Ведь все было напрасно. Все, что я пережила за это время, не имело никакого смысла. И именно от этого хотелось орать и биться головой о стены. Все последние месяцы моей жизни и страдания вдруг перестали быть значимыми. Никого я не спасла, никому не помогла. Может быть, даже ускорила смерть Мити этой заграничной операцией, и себя потеряла рядом с дьяволом. Продала ему свою душу за бесценок, тело и свое сердце. Теперь я знала, почему он вытолкал меня — стало нечем удерживать, нечем шантажировать. Не хватило смелости сказать мне об этом… Неделю он знал о смерти моего брата и ничего не сказал. В самые горячие моменты нашей близости Митя умирал в реанимации, а мама рядом с ним корчилась от боли, и никто ее не поддерживал. Огинский лишил меня права быть с моей семьей в такой страшный момент, чтобы потом просто выкинуть за борт за ненадобностью, как отработанный материал. Больнее всего было представлять себе, что его жизнь с моим уходом совершенно не изменилась, что появилась новая игрушка, возможно, интереснее и красивее меня. Я маниакально каждую ночь просматривала страницы Интернета в поисках хоть каких-то сведений о нем и не находила. Иногда вскользь несколько слов. Очень пространственно. Как будто кто-то намеренно чистил любые сплетни и затыкал рты журналистам. Я даже знала кто это — Марк.

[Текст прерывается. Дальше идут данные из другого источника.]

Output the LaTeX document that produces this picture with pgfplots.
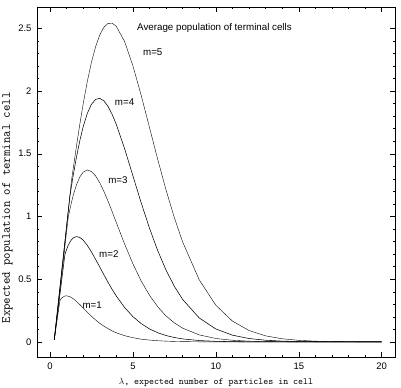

Мне удалось найти лишь то интервью, которое показывали в тот день, когда я впервые увидела Огинского по телевизору… его тигриные глаза, которыми он выжигал невидимые автографы на моей душе. Наверное, еще в тот момент я уже была отмечена его дьявольским клеймом, от которого не отмыться и ничем не вывести. Этот взгляд, он запомнился мне настолько отчетливо, что, даже вспоминая его, я покрывалась мурашками и стонала от адской тоски по этому проклятому подонку с глазами зверя. Бывали моменты, когда я до отчаянной ломоты во всем теле хотела ему позвонить и орать в трубку, чтоб вернул мне мою душу. Что мне мало одного тела. Чтоб вышвырнул ее точно так же. Можно даже в окно, и чтоб плашмя о землю, чтоб от нее ничего не осталось кроме брызг крови и моих слез. Недостоин он душу мою в руках своих грязных. Мерзких, подлых… нежных, ласковых, любимых… держать.

«Отдай мою душу, Ромааа. Отдай! Она ведь не нужна тебе!».

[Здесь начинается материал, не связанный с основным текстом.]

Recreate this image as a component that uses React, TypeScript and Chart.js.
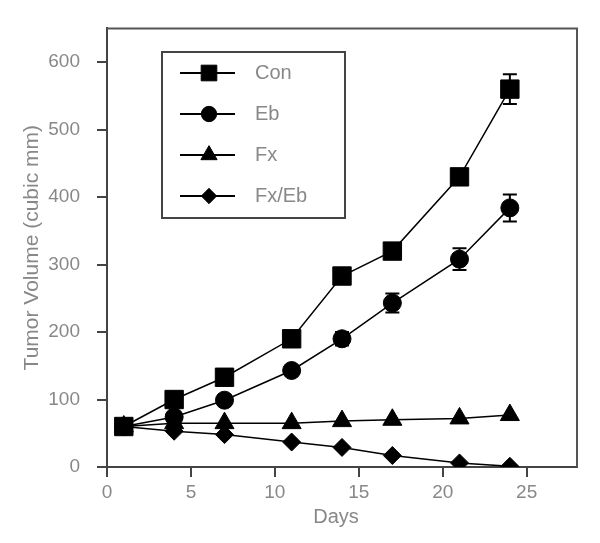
import React, { useEffect, useRef } from 'react';
import { Chart, registerables } from 'chart.js';
import { drawPoint } from 'chart.js/helpers';

Chart.register(...registerables);

const days = [1, 4, 7, 11, 14, 17, 21, 24];
const conValues = [60, 100, 133, 190, 283, 320, 430, 560];
const conErrors = [0, 0, 0, 0, 0, 0, 10, 22];
const ebValues = [60, 74, 99, 143, 190, 243, 308, 384];
const ebErrors = [0, 0, 0, 0, 10, 14, 16, 20];
const fxValues = [60, 65, 65, 65, 68, 70, 72, 77];
const fxEbValues = [60, 53, 48, 37, 29, 17, 6, 1];

const xTicks = [0, 5, 10, 15, 20, 25];
const yTicks = [0, 100, 200, 300, 400, 500, 600];

const seriesLabels = ['Con', 'Eb', 'Fx', 'Fx/Eb'];
const xTitle = 'Days';
const yTitle = 'Tumor Volume (cubic mm)';

const FONT = "'Liberation Sans', Arial, sans-serif";
const TEXT = '#888';
const AXIS = '#444';

const errorBarsPlugin = {
  id: 'errorBars',
  beforeDatasetsDraw(chart: any) {
    const { ctx } = chart;
    const xs = chart.scales.x;
    const ys = chart.scales.y;
    chart.data.datasets.forEach((ds: any) => {
      const errs = ds.errors;
      if (!errs) return;
      ds.data.forEach((pt: any, j: number) => {
        const e = errs[j];
        if (!e) return;
        const px = xs.getPixelForValue(pt.x);
        const top = ys.getPixelForValue(pt.y + e);
        const bot = ys.getPixelForValue(pt.y - e);
        ctx.save();
        ctx.strokeStyle = '#000';
        ctx.lineWidth = 2;
        ctx.beginPath();
        ctx.moveTo(px, top);
        ctx.lineTo(px, bot);
        ctx.moveTo(px - 7, top);
        ctx.lineTo(px + 7, top);
        ctx.moveTo(px - 7, bot);
        ctx.lineTo(px + 7, bot);
        ctx.stroke();
        ctx.restore();
      });
    });
  },
};

const framePlugin = {
  id: 'frame',
  afterDraw(chart: any) {
    const { ctx, chartArea } = chart;
    ctx.save();
    ctx.strokeStyle = '#555';
    ctx.lineWidth = 2;
    ctx.beginPath();
    ctx.moveTo(chartArea.left, chartArea.top);
    ctx.lineTo(chartArea.right, chartArea.top);
    ctx.lineTo(chartArea.right, chartArea.bottom);
    ctx.stroke();
    // x-axis title
    ctx.fillStyle = TEXT;
    ctx.font = `20px ${FONT}`;
    ctx.textAlign = 'center';
    ctx.textBaseline = 'middle';
    ctx.fillText(xTitle, chartArea.left + 229, chartArea.bottom + 50);
    ctx.restore();
  },
};

const boxLegendPlugin = {
  id: 'boxLegend',
  afterDatasetsDraw(chart: any) {
    const { ctx } = chart;
    const left = 162, top = 52, right = 345, bottom = 218;
    ctx.save();
    ctx.fillStyle = '#fff';
    ctx.fillRect(left, top, right - left, bottom - top);
    ctx.strokeStyle = '#444';
    ctx.lineWidth = 2;
    ctx.strokeRect(left, top, right - left, bottom - top);
    chart.data.datasets.forEach((ds: any, i: number) => {
      const y = top + 21 + i * 41;
      ctx.strokeStyle = '#000';
      ctx.lineWidth = 2;
      ctx.beginPath();
      ctx.moveTo(left + 18, y);
      ctx.lineTo(left + 73, y);
      ctx.stroke();
      ctx.fillStyle = '#000';
      ctx.strokeStyle = '#000';
      ctx.lineWidth = 1;
      drawPoint(ctx, { pointStyle: ds.pointStyle, radius: ds.pointRadius * 0.85, rotation: 0, borderWidth: 1 } as any, left + 47, y);
      ctx.fillStyle = TEXT;
      ctx.font = `20px ${FONT}`;
      ctx.textBaseline = 'middle';
      ctx.textAlign = 'left';
      ctx.fillText(ds.label, left + 93, y);
    });
    ctx.restore();
  },
};

function makeDataset(label: string, values: number[], style: string, radius: number, errors?: number[]) {
  return {
    label,
    data: days.map((d, i) => ({ x: d, y: values[i] })),
    errors,
    borderColor: '#000',
    backgroundColor: '#000',
    borderWidth: 1.5,
    pointStyle: style,
    pointRadius: radius,
    pointBackgroundColor: '#000',
    pointBorderColor: '#000',
    pointBorderWidth: 1,
    tension: 0,
    showLine: true,
  };
}

export default function App() {
  const ref = useRef<HTMLCanvasElement>(null);
  useEffect(() => {
    if (!ref.current) return;
    const chart = new Chart(ref.current, {
      type: 'scatter',
      data: {
        datasets: [
          makeDataset(seriesLabels[0], conValues, 'rect', 13, conErrors),
          makeDataset(seriesLabels[1], ebValues, 'circle', 9, ebErrors),
          makeDataset(seriesLabels[2], fxValues, 'triangle', 11),
          makeDataset(seriesLabels[3], fxEbValues, 'rectRot', 9),
        ] as any,
      },
      options: {
        animation: false,
        responsive: false,
        layout: { padding: { top: 20, right: 23, left: 0, bottom: 0 } },
        plugins: { legend: { display: false }, tooltip: { enabled: false } },
        scales: {
          x: {
            type: 'linear',
            min: 0,
            max: 28,
            afterBuildTicks: (s: any) => { s.ticks = xTicks.map((v) => ({ value: v })); },
            afterFit: (s: any) => { s.height = 76; },
            grid: { drawOnChartArea: false, drawTicks: true, tickLength: 10, color: AXIS, lineWidth: 2 },
            border: { color: AXIS, width: 2 },
            ticks: { color: TEXT, font: { size: 19, family: FONT }, padding: 4, maxRotation: 0 },
            title: { display: false },
          },
          y: {
            type: 'linear',
            min: 0,
            max: 650,
            afterBuildTicks: (s: any) => { s.ticks = yTicks.map((v) => ({ value: v })); },
            afterFit: (s: any) => { s.width = 107; },
            grid: { drawOnChartArea: false, drawTicks: true, tickLength: 10, color: AXIS, lineWidth: 2 },
            border: { color: AXIS, width: 2 },
            ticks: { color: TEXT, font: { size: 19, family: FONT }, padding: 17 },
            title: { display: true, text: yTitle, color: TEXT, font: { size: 21, family: FONT }, padding: { top: 20, bottom: 0 } },
          },
        },
      } as any,
      plugins: [errorBarsPlugin, framePlugin, boxLegendPlugin],
    });
    return () => chart.destroy();
  }, []);
  return (
    <div style={{ position: 'fixed', left: 0, top: 0, width: 600, height: 543, background: '#fff' }}>
      <canvas ref={ref} width={600} height={543} />
    </div>
  );
}
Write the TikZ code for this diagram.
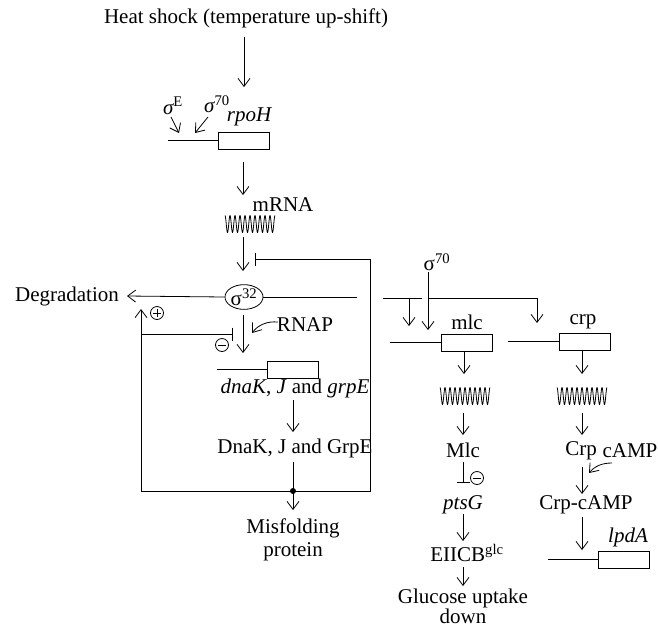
\documentclass[tikz,border=0pt]{standalone}
\usepackage{fontspec}
\setmainfont{Liberation Serif}
\usetikzlibrary{arrows.meta,shapes.geometric}
\begin{document}
\begin{tikzpicture}[x=1pt,y=-1pt,line width=0.8pt,
  every node/.style={font=\fontsize{21}{23}\selectfont, inner sep=0pt},
  arr/.style={-{Straight Barb[length=8pt,width=12pt,line width=0.8pt]}},
  inh/.style={-{Bar[width=13pt,line width=0.8pt]}},
  genebox/.style={draw, rectangle, minimum width=51pt, minimum height=17pt, inner sep=0pt},
  signode/.style={draw, circle, minimum size=13pt, inner sep=0pt},
  plussign/.style={signode, path picture={
     \draw[line width=0.7pt] ([xshift=-4pt]path picture bounding box.center) -- ([xshift=4pt]path picture bounding box.center);
     \draw[line width=0.7pt] ([yshift=-4pt]path picture bounding box.center) -- ([yshift=4pt]path picture bounding box.center);}},
  minussign/.style={signode, path picture={
     \draw[line width=0.7pt] ([xshift=-4pt]path picture bounding box.center) -- ([xshift=4pt]path picture bounding box.center);}}
]
\useasboundingbox (0,0) rectangle (658,630);
\newcommand{\mrnawave}[2]{\draw[line join=round] plot[domain=0:50, samples=201] ({#1+\x},{#2+8.5*sin(\x*72-90)});}

% ---------- top: heat shock -> rpoH ----------
\node (heat) at (246,18) {Heat shock (temperature up-shift)};
\coordinate (h1) at (244,37);
\coordinate (h2) at (244,87);
\draw[arr] (h1) -- (h2);

\node (sigE) at (173,106) {{\itshape σ}\textsuperscript{E}};
\node (sig70a) at (217,104) {{\itshape σ}\textsuperscript{70}};
\coordinate (sE1) at (171,117); \coordinate (sE2) at (179,133);
\coordinate (s7a1) at (208,117); \coordinate (s7a2) at (195,133);
\draw[arr] (sE1) -- (sE2);
\draw[arr] (s7a1) -- (s7a2);

\node (rpoHt) at (249,117) {\itshape rpoH};
\node[genebox, anchor=west] (rpoH) at (218,140.5) {};
\coordinate (rp0) at (168,140.5);
\draw (rp0) -- (rpoH.west);

\coordinate (m1) at (243,162); \coordinate (m2) at (243,195);
\draw[arr] (m1) -- (m2);
\node (mrnat) at (283,205) {mRNA};
\mrnawave{225}{224}

\coordinate (m3) at (243,237); \coordinate (m4) at (243,271);
\draw[arr] (m3) -- (m4);

% feedback inhibition
\coordinate (fbR) at (370,259);
\coordinate (fbT) at (255,259);
\coordinate (boxR) at (370,491);
\coordinate (boxL) at (141,491);
\coordinate (dot) at (293,491);
\draw[inh] (fbR) -- (fbT);
\draw (fbR) -- (boxR) -- (boxL);

% ---------- sigma32 ----------
\node[draw, ellipse, minimum width=38pt, minimum height=23pt, inner sep=0pt] (s32) at (244,297) {σ\textsuperscript{32}};
\node (degr) at (67,296) {Degradation};
\draw[arr] (s32.west) -- (degr.east -| 127,0);
\coordinate (s32r) at (357,297);
\draw (s32.east) -- (s32r);

% plus / minus loops on left
\coordinate (upL) at (141,309);
\draw[arr] (boxL) -- (upL);
\node[plussign] (plus) at (157,313) {};
\coordinate (inhL) at (141,334);
\coordinate (inhT) at (233,334);
\draw[inh] (inhL) -- (inhT);
\node[minussign] (minus1) at (222,345) {};

\coordinate (d1) at (243,315); \coordinate (d2) at (243,353);
\draw[arr] (d1) -- (d2);
\node (rnap) at (305,325) {RNAP};
\coordinate (rn1) at (278,322); \coordinate (rn2) at (252,333);
\draw[arr] (rn1) .. controls (267,321) and (258,325) .. (rn2);

\node[genebox, anchor=west] (dnaK) at (267,369.5) {};
\coordinate (dk0) at (217,369.5);
\draw (dk0) -- (dnaK.west);
\node (dnaKt) at (295,388) {\textit{dnaK}, \textit{J} and \textit{grpE}};
\coordinate (k1) at (293,400); \coordinate (k2) at (293,432);
\draw[arr] (k1) -- (k2);
\node (DnaK) at (295,448) {DnaK, J and GrpE};
\coordinate (k3) at (293,462); \coordinate (k4) at (293,510);
\draw[arr] (k3) -- (k4);
\fill (dot) circle (3pt);
\node[align=center] (misf) at (293,540) {Misfolding\\protein};

% ---------- right branch ----------
\coordinate (rb0) at (383,298);
\coordinate (rb1) at (422,298);
\coordinate (rb2) at (428,298);
\coordinate (rb3) at (537,298);
\draw (rb0) -- (rb1);
\draw (rb2) -- (rb3);
\coordinate (a1) at (409,298); \coordinate (a2) at (409,326);
\draw[arr] (a1) -- (a2);
\coordinate (a3) at (537,323);
\draw[arr] (rb3) -- (a3);
\node (sig70b) at (437,262) {σ\textsuperscript{70}};
\coordinate (s7b1) at (428,272); \coordinate (s7b2) at (428,330);
\draw[arr] (s7b1) -- (s7b2);

\node (mlct) at (467,322) {mlc};
\node (crpt) at (583,322) {crp};
\node[genebox, anchor=west] (mlc) at (441,342.5) {};
\coordinate (ml0) at (390,342.5);
\draw (ml0) -- (mlc.west);
\node[genebox, anchor=west] (crp) at (559,341.5) {};
\coordinate (cr0) at (508,341.5);
\draw (cr0) -- (crp.west);

% mlc column
\coordinate (ma1) at (464,351); \coordinate (ma2) at (464,374);
\draw[arr] (ma1) -- (ma2);
\mrnawave{440}{396}
\coordinate (ma3) at (463,413); \coordinate (ma4) at (463,435);
\draw[arr] (ma3) -- (ma4);
\node (Mlc) at (463,450) {Mlc};
\coordinate (mi1) at (463,462); \coordinate (mi2) at (463,483);
\draw[inh] (mi1) -- (mi2);
\node[minussign] (minus2) at (477,478) {};
\node (ptsG) at (463,505) {\itshape ptsG};
\coordinate (ma5) at (463,514); \coordinate (ma6) at (463,541);
\draw[arr] (ma5) -- (ma6);
\node (eiicb) at (467,553) {EIICB\textsuperscript{glc}};
\coordinate (ma7) at (463,567); \coordinate (ma8) at (463,586);
\draw[arr] (ma7) -- (ma8);
\node[align=center, font=\fontsize{21}{20}\selectfont] (gluc) at (463,606) {Glucose uptake\\down};

% crp column
\coordinate (ca1) at (582,350); \coordinate (ca2) at (582,374);
\draw[arr] (ca1) -- (ca2);
\mrnawave{557}{396}
\coordinate (ca3) at (582,413); \coordinate (ca4) at (582,435);
\draw[arr] (ca3) -- (ca4);
\node (Crp) at (581,451) {Crp};
\node (camp) at (630,451) {cAMP};
\coordinate (cm1) at (612,463); \coordinate (cm2) at (589,473);
\draw[arr] (cm1) .. controls (602,463) and (595,466) .. (cm2);
\coordinate (ca5) at (582,467); \coordinate (ca6) at (582,494);
\draw[arr] (ca5) -- (ca6);
\node (crpcamp) at (586,505) {Crp-cAMP};
\coordinate (ca7) at (582,517); \coordinate (ca8) at (582,550);
\draw[arr] (ca7) -- (ca8);
\node (lpdAt) at (628,537) {\itshape lpdA};
\node[genebox, anchor=west] (lpdA) at (598,559.5) {};
\coordinate (lp0) at (548,559.5);
\draw (lp0) -- (lpdA.west);
\end{tikzpicture}
\end{document}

И с тоской понимала, что, даже если вышвырнет в окно, эта самая душа соберется по каплям и вернется обратно к своему хозяину. Я только одного не понимала — за что? За что я люблю этого изверга с камнем в груди вместо сердца, с дырой вместо души? За что мне такое проклятие, ведь по всем законам жизни я должна была его ненавидеть, а не любить. И не находила ни одной логической причины… я любила его вопреки всему. Любила того маленького мальчика с заячьей губой, любила замкнутого зверя, одинокого и злого в своем одиночестве, любила монстра, который вынужден был им стать… вынужден был быть еще страшнее, чем те твари, что его окружали. Любила вопреки всему, что видели глаза.

Но именно за это я ненавидела себя саму. Люто ненавидела. Мне было омерзительно собственное лицо в зеркале и собственное тело. Оно меня предавало не меньше, чем моя душа и сердце. Все во мне принадлежало тому, кому я клялась никогда ничего не отдать добровольно, а сама не просто отдала, а бросила к его ногам, где по ним прошлись грязными сапогами.

Он мне снился по ночам. Странно снился. Словно не он вышвырнул меня, а я сама ушла. Он говорил мне об этом, кричал в лицо, сжимая мои руки до хруста.